From curbing consumerism to caring for others, Ramadan has lessons for us all
For Muslims and non-Muslims alike, the core tenets of the holy month can help us achieve communal and personal change
Ramadan is here, and Muslims all around the world are starting a month-long spiritual bootcamp: days spent abstaining from food and drink, and nights passed in prayer and contemplation. Mosques brim with life as they open their doors to the young and the old, familiar faces and new ones standing side by side, reciting the same words as more than a billion others around the globe.
This may be the first Ramadan in two years that we can be together in person, but our homes ache with the absence of those stolen by Covid, and for many this year, iftar meals will be meagre as the cost-of-living crisis takes its toll, with 50% of the country’s Muslims living in poverty.

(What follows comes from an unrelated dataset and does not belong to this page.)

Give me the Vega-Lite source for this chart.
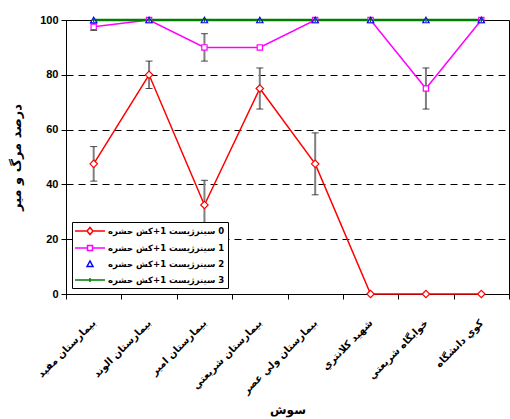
{
  "$schema": "https://vega.github.io/schema/vega-lite/v6.json",
  "width": 443,
  "height": 274,
  "autosize": {"type": "none"},
  "padding": {"left": 66, "top": 20, "right": 1, "bottom": 125},
  "background": "white",
  "config": {
    "view": {"stroke": "black", "strokeWidth": 1},
    "axis": {"labelFont": "Liberation Sans", "labelFontWeight": "bold", "labelColor": "black", "labelFontSize": 11, "domainColor": "black", "tickColor": "black", "titleColor": "black", "titleFontWeight": "bold"}
  },
  "data": {"values": [
    {"cat": "بيمارستان مفيد", "series": "\u2067حشره\u2069 \u2067کش\u2069+1 \u2067سینرژیست\u2069 0", "value": 47.5, "lo": 41.2, "hi": 53.8},
    {"cat": "بيمارستان الوند", "series": "\u2067حشره\u2069 \u2067کش\u2069+1 \u2067سینرژیست\u2069 0", "value": 80, "lo": 75, "hi": 85},
    {"cat": "بيمارستان امير", "series": "\u2067حشره\u2069 \u2067کش\u2069+1 \u2067سینرژیست\u2069 0", "value": 32.5, "lo": 23.5, "hi": 41.5},
    {"cat": "بيمارستان شريعتي", "series": "\u2067حشره\u2069 \u2067کش\u2069+1 \u2067سینرژیست\u2069 0", "value": 75, "lo": 67.5, "hi": 82.5},
    {"cat": "بيمارستان ولي عصر", "series": "\u2067حشره\u2069 \u2067کش\u2069+1 \u2067سینرژیست\u2069 0", "value": 47.5, "lo": 36.2, "hi": 58.8},
    {"cat": "شهيد کلانتري", "series": "\u2067حشره\u2069 \u2067کش\u2069+1 \u2067سینرژیست\u2069 0", "value": 0},
    {"cat": "خوابگاه شريعتي", "series": "\u2067حشره\u2069 \u2067کش\u2069+1 \u2067سینرژیست\u2069 0", "value": 0},
    {"cat": "کوي دانشگاه", "series": "\u2067حشره\u2069 \u2067کش\u2069+1 \u2067سینرژیست\u2069 0", "value": 0},
    {"cat": "بيمارستان مفيد", "series": "\u2067حشره\u2069 \u2067کش\u2069+1 \u2067سینرژیست\u2069 1", "value": 97.5, "lo": 96.2, "hi": 98.8},
    {"cat": "بيمارستان الوند", "series": "\u2067حشره\u2069 \u2067کش\u2069+1 \u2067سینرژیست\u2069 1", "value": 100},
    {"cat": "بيمارستان امير", "series": "\u2067حشره\u2069 \u2067کش\u2069+1 \u2067سینرژیست\u2069 1", "value": 90, "lo": 85, "hi": 95},
    {"cat": "بيمارستان شريعتي", "series": "\u2067حشره\u2069 \u2067کش\u2069+1 \u2067سینرژیست\u2069 1", "value": 90},
    {"cat": "بيمارستان ولي عصر", "series": "\u2067حشره\u2069 \u2067کش\u2069+1 \u2067سینرژیست\u2069 1", "value": 100},
    {"cat": "شهيد کلانتري", "series": "\u2067حشره\u2069 \u2067کش\u2069+1 \u2067سینرژیست\u2069 1", "value": 100},
    {"cat": "خوابگاه شريعتي", "series": "\u2067حشره\u2069 \u2067کش\u2069+1 \u2067سینرژیست\u2069 1", "value": 75, "lo": 67.5, "hi": 82.5},
    {"cat": "کوي دانشگاه", "series": "\u2067حشره\u2069 \u2067کش\u2069+1 \u2067سینرژیست\u2069 1", "value": 100},
    {"cat": "بيمارستان مفيد", "series": "\u2067حشره\u2069 \u2067کش\u2069+1 \u2067سینرژیست\u2069 2", "value": 100},
    {"cat": "بيمارستان الوند", "series": "\u2067حشره\u2069 \u2067کش\u2069+1 \u2067سینرژیست\u2069 2", "value": 100},
    {"cat": "بيمارستان امير", "series": "\u2067حشره\u2069 \u2067کش\u2069+1 \u2067سینرژیست\u2069 2", "value": 100},
    {"cat": "بيمارستان شريعتي", "series": "\u2067حشره\u2069 \u2067کش\u2069+1 \u2067سینرژیست\u2069 2", "value": 100},
    {"cat": "بيمارستان ولي عصر", "series": "\u2067حشره\u2069 \u2067کش\u2069+1 \u2067سینرژیست\u2069 2", "value": 100},
    {"cat": "شهيد کلانتري", "series": "\u2067حشره\u2069 \u2067کش\u2069+1 \u2067سینرژیست\u2069 2", "value": 100},
    {"cat": "خوابگاه شريعتي", "series": "\u2067حشره\u2069 \u2067کش\u2069+1 \u2067سینرژیست\u2069 2", "value": 100},
    {"cat": "کوي دانشگاه", "series": "\u2067حشره\u2069 \u2067کش\u2069+1 \u2067سینرژیست\u2069 2", "value": 100},
    {"cat": "بيمارستان مفيد", "series": "\u2067حشره\u2069 \u2067کش\u2069+1 \u2067سینرژیست\u2069 3", "value": 100},
    {"cat": "بيمارستان الوند", "series": "\u2067حشره\u2069 \u2067کش\u2069+1 \u2067سینرژیست\u2069 3", "value": 100},
    {"cat": "بيمارستان امير", "series": "\u2067حشره\u2069 \u2067کش\u2069+1 \u2067سینرژیست\u2069 3", "value": 100},
    {"cat": "بيمارستان شريعتي", "series": "\u2067حشره\u2069 \u2067کش\u2069+1 \u2067سینرژیست\u2069 3", "value": 100},
    {"cat": "بيمارستان ولي عصر", "series": "\u2067حشره\u2069 \u2067کش\u2069+1 \u2067سینرژیست\u2069 3", "value": 100},
    {"cat": "شهيد کلانتري", "series": "\u2067حشره\u2069 \u2067کش\u2069+1 \u2067سینرژیست\u2069 3", "value": 100},
    {"cat": "خوابگاه شريعتي", "series": "\u2067حشره\u2069 \u2067کش\u2069+1 \u2067سینرژیست\u2069 3", "value": 100},
    {"cat": "کوي دانشگاه", "series": "\u2067حشره\u2069 \u2067کش\u2069+1 \u2067سینرژیست\u2069 3", "value": 100}
  ]},
  "encoding": {
    "x": {
      "field": "cat", "type": "ordinal", "sort": null,
      "scale": {"type": "band", "paddingInner": 0, "paddingOuter": 0},
      "axis": {"title": "سوش", "titleFont": "DejaVu Sans", "titleFontSize": 12, "titlePadding": 9,
        "labelAngle": -45, "labelAlign": "right", "labelBaseline": "middle", "labelPadding": 22,
        "labelFont": "DejaVu Sans", "labelFontSize": 10, "labelLimit": 200,
        "tickBand": "extent", "tickSize": 5, "grid": false}
    },
    "y": {
      "field": "value", "type": "quantitative",
      "scale": {"domain": [0, 100], "nice": false},
      "axis": {"title": "درصد مرگ و مير", "titleFont": "DejaVu Sans", "titleFontSize": 13, "titlePadding": 16,
        "values": [0, 20, 40, 60, 80, 100], "tickSize": 5, "labelPadding": 3,
        "grid": true, "gridColor": "black", "gridDash": [7, 5], "gridWidth": 1}
    }
  },
  "layer": [
    {
      "mark": {"type": "line"},
      "encoding": {
        "color": {
          "field": "series", "type": "nominal",
          "scale": {"range": ["#FF0000", "#FF00FF", "#0000FF", "#008000"]},
          "legend": {
            "orient": "none", "legendX": 6, "legendY": 202, "title": null,
            "strokeColor": "black", "fillColor": "white", "padding": 3,
            "labelFont": "DejaVu Sans", "labelFontWeight": "bold", "labelFontSize": 8.5, "labelColor": "black", "labelLimit": 200,
            "symbolSize": 100, "symbolOffset": 9, "labelOffset": 12, "rowPadding": 4, "symbolStrokeWidth": 1.5,
            "encode": {"symbols": {"update": {
              "shape": {"signal": "{'0':'M-3,0H-0.6M0.6,0H3M-0.6,0L0,-0.7L0.6,0L0,0.7Z','1':'M-3,0H-0.5M0.5,0H3M-0.5,-0.5H0.5V0.5H-0.5Z','2':'M-0.6,0.5L0,-0.6L0.6,0.5Z','3':'M-3,0H3M0,-0.4V0.4'}[slice(datum.value,-1)]"},
              "fill": {"value": "white"},
              "fillOpacity": {"signal": "slice(datum.value,-1) == '3' ? 0 : 1"}
            }}}
          }
        },
        "strokeWidth": {"condition": {"test": "slice(datum.series,-1) == '3'", "value": 2.5}, "value": 1.5}
      }
    },
    {
      "transform": [{"filter": "isValid(datum.lo)"}],
      "mark": {"type": "rule", "color": "#7F7F7F", "strokeWidth": 2},
      "encoding": {"y": {"field": "lo", "type": "quantitative"}, "y2": {"field": "hi"}}
    },
    {
      "transform": [{"filter": "isValid(datum.lo)"}],
      "mark": {"type": "tick", "color": "black", "orient": "horizontal", "size": 7, "thickness": 1},
      "encoding": {"y": {"field": "lo", "type": "quantitative"}}
    },
    {
      "transform": [{"filter": "isValid(datum.lo)"}],
      "mark": {"type": "tick", "color": "black", "orient": "horizontal", "size": 7, "thickness": 1},
      "encoding": {"y": {"field": "hi", "type": "quantitative"}}
    },
    {
      "transform": [{"filter": "slice(datum.series,-1) == '0'"}],
      "mark": {"type": "point", "shape": "diamond", "size": 55, "filled": true, "fill": "white", "stroke": "#FF0000", "strokeWidth": 1.2, "opacity": 1}
    },
    {
      "transform": [{"filter": "slice(datum.series,-1) == '1'"}],
      "mark": {"type": "point", "shape": "square", "size": 28, "filled": true, "fill": "white", "stroke": "#FF00FF", "strokeWidth": 1.2, "opacity": 1}
    },
    {
      "transform": [{"filter": "slice(datum.series,-1) == '2'"}],
      "mark": {"type": "point", "shape": "triangle-up", "size": 40, "filled": true, "fill": "white", "stroke": "#0000FF", "strokeWidth": 1.2, "opacity": 1}
    },
    {
      "transform": [{"filter": "slice(datum.series,-1) == '3'"}],
      "mark": {"type": "point", "shape": "M-1,0H1M0,-1V1", "size": 16, "filled": false, "stroke": "#006400", "strokeWidth": 1.2, "opacity": 1}
    }
  ]
}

As Ramadan is celebrated in a nation more fractured than ever, it’s not just Muslims who could do with a little of its spirit. It is a common misconception that Ramadan is all about food. In truth, it is about starving the body to feed the soul. By temporarily depriving our bodies of what they need, we forge room for spirituality and introspection, generosity and discipline, to blossom in its place.
Maybe we could all do with more of that in our era, where the self is supreme. Self-care and selfies, self-made and self-sufficient – we live in an individualistic age where the I comes before the we. The pandemic gave us a brief respite from that, as we clapped on our doorsteps and made small talk with the people we had previously ignored. But it didn’t last long. We were soon back to avoiding eye contact on the street, and passing homeless people by as if they were invisible.
Ramadan forces Muslims to uphold the importance of community. We share food with neighbours, and give charity within our means: whether a smile to a stranger or cash to those in need. With the cost-of-living crisis so extreme that people are having to decline produce at food banks because they cannot afford the energy to cook them, imagine if it was the social norm to embody the Ramadan spirit and give so freely that, as the prophet Muhammad (peace be upon him) said, even your left hand doesn’t know what your right has given. Imagine if a family forced to choose between heating and eating opened their door to find a tray of home-cooked food on the doorstep, delivered by an anonymous neighbour.
When poverty is inflicted by the state, manufactured through budget cuts and shifting policy, it falls on us to enact change. A famous Hadith reminds us that nobody can call themselves a Muslim if their own stomach is full while their neighbour is hungry. What if we all lived by this sentiment? Wealth distribution is fundamental to the Muslim understanding of social justice. We are obliged to donate 2.5% of our wealth above a certain threshold to charity. Can you imagine the potential for change if the world’s billionaires donated even 1% of their wealth each year?
The focus for most Muslims during Ramadan is on praying and reciting the Qur’an. Many will gather at mosques for taraweeh (additional prayers during Ramadan) and recite the Qur’an into the early hours. Prayer has been replaced in our society by its more fashionable derivative, “manifesting”: essentially prayer minus God. Whereas prayer is about submitting yourself to a higher power and striving for self-improvement, manifesting is about speaking what you want into reality. But in our time of mass consumption, does everything have to be about what we want? The pursuit of meaningless things is destroying our planet, fracturing our societies, lining the pockets of the rich and enslaving the destitute. A small few consume so much that there isn’t enough for the many. Like the fasting person who has to control their temptation, maybe we could all benefit from curbing our insatiable appetite to constantly acquire more and more.
When our body is starved of sustenance, our true nature reveals itself. Our anger, jealousy and greed are laid bare, and we are forced to grapple with them and overcome them. Popular discourse around self-care asserts that we don’t need to change ourselves – that if others don’t approve, we “cancel” them for our own contentment. But none of us is perfect: to err and to improve are what make us human. When everything revolves around the self, we stop taking accountability, striving to be better. Ramadan reminds us all that introspection is vital and healthy. Less “what do I want?” and more “how can I be better?”. Through embodying the core tenets of Ramadan, we are forced to examine how we can strive for personal and communal change. And in our increasingly hostile, polarised and unjust nation, we need that now more than ever.